--- Start of SOURCE MATERIAL ---
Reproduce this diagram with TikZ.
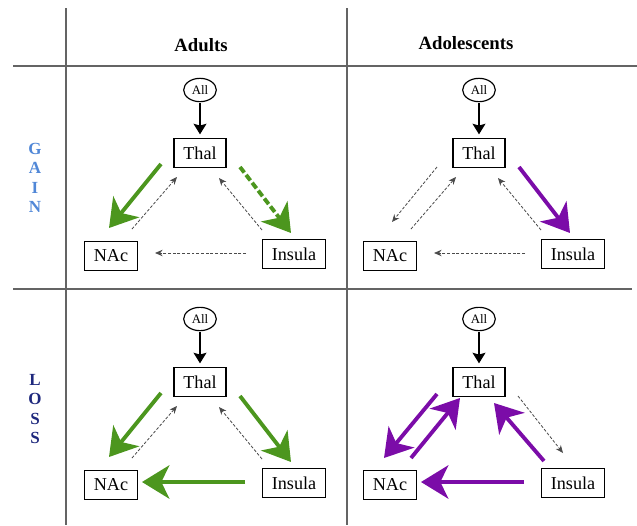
\documentclass[tikz,border=0pt]{standalone}
\usepackage{fontspec}
\setmainfont{Liberation Serif}
\usetikzlibrary{arrows.meta, shapes.geometric, calc}

\definecolor{gaingreen}{RGB}{76,150,30}
\definecolor{losspurple}{RGB}{123,12,168}
\definecolor{weakgray}{RGB}{75,75,75}
\definecolor{gridgray}{RGB}{100,100,100}
\definecolor{gainblue}{RGB}{80,135,215}
\definecolor{lossnavy}{RGB}{30,40,125}

\tikzset{
  region/.style={draw, line width=1.1pt, inner xsep=8pt, minimum height=0.87cm,
    font=\fontsize{15.5}{18}\selectfont},
  oval/.style={draw, ellipse, line width=1pt, inner sep=0.5pt, minimum width=0.98cm,
    minimum height=0.7cm, font=\fontsize{11}{13}\selectfont},
  feed/.style={-{Stealth[length=9pt, width=11pt, inset=1.5pt]}, line width=1.3pt,
    shorten <=1pt, shorten >=3pt},
  weak/.style={-{Stealth[length=6.5pt, width=5.5pt]}, weakgray, line width=0.7pt,
    dash pattern=on 2.5pt off 1.5pt},
  strong/.style={-{Stealth[length=0.82cm, width=1cm, inset=0.24cm]}, line width=3.3pt},
  header/.style={font=\bfseries\fontsize{16}{19}\selectfont},
  rowlabel/.style={font=\bfseries\fontsize{14.5}{16.5}\selectfont, align=center}
}

\begin{document}
\begin{tikzpicture}[x=0.03cm, y=-0.03cm]
  \useasboundingbox (0,0) rectangle (637,525);
  % Grid
  \draw[gridgray, line width=1.2pt] (66,8) -- (66,525);
  \draw[gridgray, line width=1.2pt] (347,8) -- (347,525);
  \draw[gridgray, line width=1.2pt] (13,66) -- (637,66);
  \draw[gridgray, line width=1.2pt] (13,289) -- (632,289);
  % Headers
  \node[header] (adults) at (201,45) {Adults};
  \node[header] (adolescents) at (466,43) {Adolescents};
  \node[rowlabel, text=gainblue] (gain) at (35,178) {G\\A\\I\\N};
  \node[rowlabel, text=lossnavy] (loss) at (35,409) {L\\O\\S\\S};
  % Nodes of each panel
  \foreach \p/\x/\y in {1/200/153, 2/479/153, 3/200/382, 4/479/382} {
    \node[region] (thal\p) at (\x,\y) {Thal};
    \node[oval] (all\p) at (\x,\y-63) {All};
    \node[region] (nac\p) at (\x-89,\y+103) {NAc};
    \node[region] (ins\p) at (\x+94,\y+101) {Insula};
    \draw[feed] (all\p) -- (thal\p);
  }
  % Adults, gain
  \draw[strong, gaingreen] ($(thal1)+(-39,11)$) -- ($(nac1)+(-2,-28)$);
  \draw[weak] ($(nac1)+(21,-27)$) -- ($(thal1)+(-23,24)$);
  \draw[strong, gaingreen, dash pattern=on 6pt off 2.5pt] ($(thal1)+(40,14)$) -- ($(ins1)+(-3,-21)$);
  \draw[weak] ($(ins1)+(-32,-24)$) -- ($(thal1)+(19,25)$);
  \draw[weak] ($(ins1)+(-48,-1)$) -- ($(nac1)+(44,-3)$);
  % Adolescents, gain
  \draw[weak] ($(thal2)+(-42,14)$) -- ($(nac2)+(2,-34)$);
  \draw[weak] ($(nac2)+(21,-27)$) -- ($(thal2)+(-23,24)$);
  \draw[strong, losspurple] ($(thal2)+(40,14)$) -- ($(ins2)+(-3,-21)$);
  \draw[weak] ($(ins2)+(-32,-24)$) -- ($(thal2)+(19,25)$);
  \draw[weak] ($(ins2)+(-48,-1)$) -- ($(nac2)+(44,-3)$);
  % Adults, loss
  \draw[strong, gaingreen] ($(thal3)+(-39,11)$) -- ($(nac3)+(-2,-28)$);
  \draw[weak] ($(nac3)+(21,-27)$) -- ($(thal3)+(-23,24)$);
  \draw[strong, gaingreen] ($(thal3)+(40,14)$) -- ($(ins3)+(-3,-21)$);
  \draw[weak] ($(ins3)+(-32,-24)$) -- ($(thal3)+(19,25)$);
  \draw[strong, gaingreen] ($(ins3)+(-49,-1)$) -- ($(nac3)+(31,-3)$);
  % Adolescents, loss
  \draw[strong, losspurple] ($(thal4)+(-42,12)$) -- ($(nac4)+(-6,-27)$);
  \draw[strong, losspurple] ($(nac4)+(21,-27)$) -- ($(thal4)+(-19,16)$);
  \draw[weak] ($(thal4)+(39,14)$) -- ($(ins4)+(-10,-30)$);
  \draw[strong, losspurple] ($(ins4)+(-29,-22)$) -- ($(thal4)+(15,21)$);
  \draw[strong, losspurple] ($(ins4)+(-49,-1)$) -- ($(nac4)+(31,-3)$);
\end{tikzpicture}
\end{document}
--- End of SOURCE MATERIAL ---
- TASK DESCRIPTION -
Go through the data above and transcribe it in full, omitting any image.

- ANSWER TO THIS EXERCISE -
Reproduce this diagram with TikZ.
\documentclass[tikz,border=0pt]{standalone}
\usepackage{fontspec}
\setmainfont{Liberation Serif}
\usetikzlibrary{arrows.meta, shapes.geometric, calc}

\definecolor{gaingreen}{RGB}{76,150,30}
\definecolor{losspurple}{RGB}{123,12,168}
\definecolor{weakgray}{RGB}{75,75,75}
\definecolor{gridgray}{RGB}{100,100,100}
\definecolor{gainblue}{RGB}{80,135,215}
\definecolor{lossnavy}{RGB}{30,40,125}

\tikzset{
  region/.style={draw, line width=1.1pt, inner xsep=8pt, minimum height=0.87cm,
    font=\fontsize{15.5}{18}\selectfont},
  oval/.style={draw, ellipse, line width=1pt, inner sep=0.5pt, minimum width=0.98cm,
    minimum height=0.7cm, font=\fontsize{11}{13}\selectfont},
  feed/.style={-{Stealth[length=9pt, width=11pt, inset=1.5pt]}, line width=1.3pt,
    shorten <=1pt, shorten >=3pt},
  weak/.style={-{Stealth[length=6.5pt, width=5.5pt]}, weakgray, line width=0.7pt,
    dash pattern=on 2.5pt off 1.5pt},
  strong/.style={-{Stealth[length=0.82cm, width=1cm, inset=0.24cm]}, line width=3.3pt},
  header/.style={font=\bfseries\fontsize{16}{19}\selectfont},
  rowlabel/.style={font=\bfseries\fontsize{14.5}{16.5}\selectfont, align=center}
}

\begin{document}
\begin{tikzpicture}[x=0.03cm, y=-0.03cm]
  \useasboundingbox (0,0) rectangle (637,525);
  % Grid
  \draw[gridgray, line width=1.2pt] (66,8) -- (66,525);
  \draw[gridgray, line width=1.2pt] (347,8) -- (347,525);
  \draw[gridgray, line width=1.2pt] (13,66) -- (637,66);
  \draw[gridgray, line width=1.2pt] (13,289) -- (632,289);
  % Headers
  \node[header] (adults) at (201,45) {Adults};
  \node[header] (adolescents) at (466,43) {Adolescents};
  \node[rowlabel, text=gainblue] (gain) at (35,178) {G\\A\\I\\N};
  \node[rowlabel, text=lossnavy] (loss) at (35,409) {L\\O\\S\\S};
  % Nodes of each panel
  \foreach \p/\x/\y in {1/200/153, 2/479/153, 3/200/382, 4/479/382} {
    \node[region] (thal\p) at (\x,\y) {Thal};
    \node[oval] (all\p) at (\x,\y-63) {All};
    \node[region] (nac\p) at (\x-89,\y+103) {NAc};
    \node[region] (ins\p) at (\x+94,\y+101) {Insula};
    \draw[feed] (all\p) -- (thal\p);
  }
  % Adults, gain
  \draw[strong, gaingreen] ($(thal1)+(-39,11)$) -- ($(nac1)+(-2,-28)$);
  \draw[weak] ($(nac1)+(21,-27)$) -- ($(thal1)+(-23,24)$);
  \draw[strong, gaingreen, dash pattern=on 6pt off 2.5pt] ($(thal1)+(40,14)$) -- ($(ins1)+(-3,-21)$);
  \draw[weak] ($(ins1)+(-32,-24)$) -- ($(thal1)+(19,25)$);
  \draw[weak] ($(ins1)+(-48,-1)$) -- ($(nac1)+(44,-3)$);
  % Adolescents, gain
  \draw[weak] ($(thal2)+(-42,14)$) -- ($(nac2)+(2,-34)$);
  \draw[weak] ($(nac2)+(21,-27)$) -- ($(thal2)+(-23,24)$);
  \draw[strong, losspurple] ($(thal2)+(40,14)$) -- ($(ins2)+(-3,-21)$);
  \draw[weak] ($(ins2)+(-32,-24)$) -- ($(thal2)+(19,25)$);
  \draw[weak] ($(ins2)+(-48,-1)$) -- ($(nac2)+(44,-3)$);
  % Adults, loss
  \draw[strong, gaingreen] ($(thal3)+(-39,11)$) -- ($(nac3)+(-2,-28)$);
  \draw[weak] ($(nac3)+(21,-27)$) -- ($(thal3)+(-23,24)$);
  \draw[strong, gaingreen] ($(thal3)+(40,14)$) -- ($(ins3)+(-3,-21)$);
  \draw[weak] ($(ins3)+(-32,-24)$) -- ($(thal3)+(19,25)$);
  \draw[strong, gaingreen] ($(ins3)+(-49,-1)$) -- ($(nac3)+(31,-3)$);
  % Adolescents, loss
  \draw[strong, losspurple] ($(thal4)+(-42,12)$) -- ($(nac4)+(-6,-27)$);
  \draw[strong, losspurple] ($(nac4)+(21,-27)$) -- ($(thal4)+(-19,16)$);
  \draw[weak] ($(thal4)+(39,14)$) -- ($(ins4)+(-10,-30)$);
  \draw[strong, losspurple] ($(ins4)+(-29,-22)$) -- ($(thal4)+(15,21)$);
  \draw[strong, losspurple] ($(ins4)+(-49,-1)$) -- ($(nac4)+(31,-3)$);
\end{tikzpicture}
\end{document}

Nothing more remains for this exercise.